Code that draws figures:
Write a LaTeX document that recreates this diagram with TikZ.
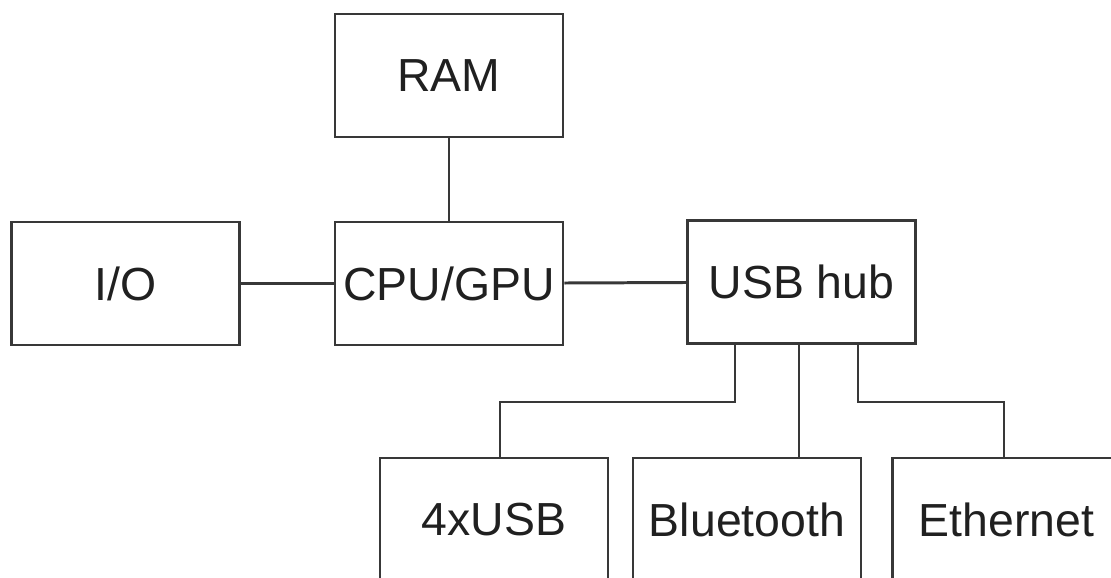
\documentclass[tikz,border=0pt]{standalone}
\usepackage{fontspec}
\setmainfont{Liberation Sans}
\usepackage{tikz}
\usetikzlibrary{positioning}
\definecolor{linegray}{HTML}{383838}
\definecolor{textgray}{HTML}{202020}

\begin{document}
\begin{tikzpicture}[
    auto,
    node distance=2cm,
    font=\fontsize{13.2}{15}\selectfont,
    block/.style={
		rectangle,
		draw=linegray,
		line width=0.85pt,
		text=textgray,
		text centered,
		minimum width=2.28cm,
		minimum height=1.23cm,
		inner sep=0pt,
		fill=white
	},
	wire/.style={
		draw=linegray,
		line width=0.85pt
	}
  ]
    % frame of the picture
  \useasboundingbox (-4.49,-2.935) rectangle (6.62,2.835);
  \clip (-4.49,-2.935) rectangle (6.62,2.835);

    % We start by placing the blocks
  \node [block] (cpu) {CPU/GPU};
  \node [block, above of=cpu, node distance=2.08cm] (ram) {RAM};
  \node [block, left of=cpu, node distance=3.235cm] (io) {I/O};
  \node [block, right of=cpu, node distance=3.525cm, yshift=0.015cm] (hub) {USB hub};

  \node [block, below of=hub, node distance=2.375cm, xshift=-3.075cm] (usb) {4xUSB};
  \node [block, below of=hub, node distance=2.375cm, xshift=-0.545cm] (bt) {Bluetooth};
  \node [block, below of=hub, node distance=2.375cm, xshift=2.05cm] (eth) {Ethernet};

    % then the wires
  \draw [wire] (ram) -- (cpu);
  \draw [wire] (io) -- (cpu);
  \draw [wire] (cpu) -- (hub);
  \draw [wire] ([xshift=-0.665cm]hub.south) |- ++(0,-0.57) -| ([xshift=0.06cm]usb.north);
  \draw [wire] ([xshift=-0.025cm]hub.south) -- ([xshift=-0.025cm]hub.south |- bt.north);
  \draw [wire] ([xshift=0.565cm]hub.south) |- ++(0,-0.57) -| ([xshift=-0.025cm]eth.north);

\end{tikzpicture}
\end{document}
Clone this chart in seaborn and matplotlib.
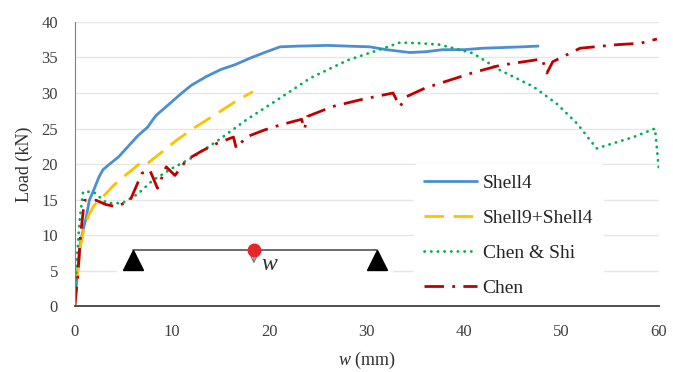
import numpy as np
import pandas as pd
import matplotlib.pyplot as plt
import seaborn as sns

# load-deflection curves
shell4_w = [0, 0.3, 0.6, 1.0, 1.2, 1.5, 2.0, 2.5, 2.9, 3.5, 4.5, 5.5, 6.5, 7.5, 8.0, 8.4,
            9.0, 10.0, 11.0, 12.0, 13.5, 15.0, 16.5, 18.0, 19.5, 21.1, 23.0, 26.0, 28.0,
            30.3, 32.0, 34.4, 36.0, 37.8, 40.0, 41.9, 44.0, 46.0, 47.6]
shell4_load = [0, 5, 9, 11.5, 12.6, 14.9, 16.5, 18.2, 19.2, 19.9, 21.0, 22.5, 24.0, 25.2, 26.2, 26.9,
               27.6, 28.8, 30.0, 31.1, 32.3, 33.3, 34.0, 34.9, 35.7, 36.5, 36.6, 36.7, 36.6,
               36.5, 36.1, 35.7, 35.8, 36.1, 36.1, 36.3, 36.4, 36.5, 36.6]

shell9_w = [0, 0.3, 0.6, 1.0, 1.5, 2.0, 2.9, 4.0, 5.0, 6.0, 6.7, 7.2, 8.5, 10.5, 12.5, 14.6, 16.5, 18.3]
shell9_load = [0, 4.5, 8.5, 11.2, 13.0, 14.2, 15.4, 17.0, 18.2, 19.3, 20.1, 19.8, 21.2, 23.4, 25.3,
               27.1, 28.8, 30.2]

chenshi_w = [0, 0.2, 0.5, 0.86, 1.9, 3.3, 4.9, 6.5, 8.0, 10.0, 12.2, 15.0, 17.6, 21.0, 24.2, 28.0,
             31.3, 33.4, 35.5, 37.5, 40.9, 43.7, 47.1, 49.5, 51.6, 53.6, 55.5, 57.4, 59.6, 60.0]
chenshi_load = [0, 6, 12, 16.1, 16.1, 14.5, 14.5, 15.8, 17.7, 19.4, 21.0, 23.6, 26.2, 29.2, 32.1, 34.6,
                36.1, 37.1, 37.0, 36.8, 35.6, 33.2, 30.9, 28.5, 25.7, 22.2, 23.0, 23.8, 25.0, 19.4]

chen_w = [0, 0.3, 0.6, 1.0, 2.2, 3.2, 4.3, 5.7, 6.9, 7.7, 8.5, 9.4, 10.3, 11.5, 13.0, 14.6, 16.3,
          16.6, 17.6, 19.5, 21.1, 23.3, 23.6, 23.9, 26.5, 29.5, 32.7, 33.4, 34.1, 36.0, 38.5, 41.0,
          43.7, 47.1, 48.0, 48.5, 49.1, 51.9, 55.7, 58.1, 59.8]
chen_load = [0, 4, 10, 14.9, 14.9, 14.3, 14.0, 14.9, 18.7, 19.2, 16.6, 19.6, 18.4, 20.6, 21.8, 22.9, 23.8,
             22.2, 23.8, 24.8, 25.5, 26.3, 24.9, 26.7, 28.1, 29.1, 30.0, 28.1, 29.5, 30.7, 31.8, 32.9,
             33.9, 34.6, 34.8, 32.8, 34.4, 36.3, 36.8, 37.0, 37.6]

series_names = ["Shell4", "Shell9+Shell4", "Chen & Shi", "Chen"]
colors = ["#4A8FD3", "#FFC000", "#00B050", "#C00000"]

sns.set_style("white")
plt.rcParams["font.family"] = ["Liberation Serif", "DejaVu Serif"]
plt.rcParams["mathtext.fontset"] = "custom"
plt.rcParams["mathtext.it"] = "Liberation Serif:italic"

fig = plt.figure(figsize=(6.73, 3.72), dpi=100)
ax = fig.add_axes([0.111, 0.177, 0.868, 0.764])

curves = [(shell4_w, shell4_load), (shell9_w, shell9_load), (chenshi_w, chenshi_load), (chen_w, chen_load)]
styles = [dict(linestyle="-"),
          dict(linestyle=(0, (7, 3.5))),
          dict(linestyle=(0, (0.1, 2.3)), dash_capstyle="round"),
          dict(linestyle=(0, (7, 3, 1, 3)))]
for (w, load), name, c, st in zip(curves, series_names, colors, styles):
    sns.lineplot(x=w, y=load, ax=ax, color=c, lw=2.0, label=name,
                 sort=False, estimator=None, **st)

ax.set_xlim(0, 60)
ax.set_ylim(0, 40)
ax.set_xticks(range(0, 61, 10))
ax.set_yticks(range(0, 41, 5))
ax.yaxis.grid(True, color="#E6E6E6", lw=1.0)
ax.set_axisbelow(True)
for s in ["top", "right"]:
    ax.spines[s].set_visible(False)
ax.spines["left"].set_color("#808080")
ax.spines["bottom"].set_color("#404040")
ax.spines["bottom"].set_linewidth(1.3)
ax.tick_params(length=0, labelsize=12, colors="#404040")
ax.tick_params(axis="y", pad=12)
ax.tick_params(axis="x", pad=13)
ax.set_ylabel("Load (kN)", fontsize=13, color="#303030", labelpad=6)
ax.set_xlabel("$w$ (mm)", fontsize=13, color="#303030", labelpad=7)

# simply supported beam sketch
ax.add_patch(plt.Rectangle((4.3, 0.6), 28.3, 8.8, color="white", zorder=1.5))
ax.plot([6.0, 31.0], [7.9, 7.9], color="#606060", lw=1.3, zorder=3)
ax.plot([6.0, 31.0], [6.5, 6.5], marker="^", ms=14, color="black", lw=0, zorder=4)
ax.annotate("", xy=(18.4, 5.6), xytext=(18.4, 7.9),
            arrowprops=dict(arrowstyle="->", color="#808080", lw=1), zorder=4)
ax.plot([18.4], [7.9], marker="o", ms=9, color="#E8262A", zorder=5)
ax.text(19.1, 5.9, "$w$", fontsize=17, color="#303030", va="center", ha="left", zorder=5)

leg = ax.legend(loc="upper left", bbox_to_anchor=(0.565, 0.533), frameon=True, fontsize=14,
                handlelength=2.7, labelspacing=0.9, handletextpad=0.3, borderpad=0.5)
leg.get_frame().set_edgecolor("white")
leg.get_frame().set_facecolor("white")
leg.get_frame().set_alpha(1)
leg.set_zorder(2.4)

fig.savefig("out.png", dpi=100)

**TASK BRIEF:** Reproduce the data above exactly, but only the lines from the one showing "Clone this chart in seaborn and matplotlib." through the one showing "import seaborn as sns", with both ends kept and the pictures left out.

**WRITTEN ANSWER:**
Clone this chart in seaborn and matplotlib.
import numpy as np
import pandas as pd
import matplotlib.pyplot as plt
import seaborn as sns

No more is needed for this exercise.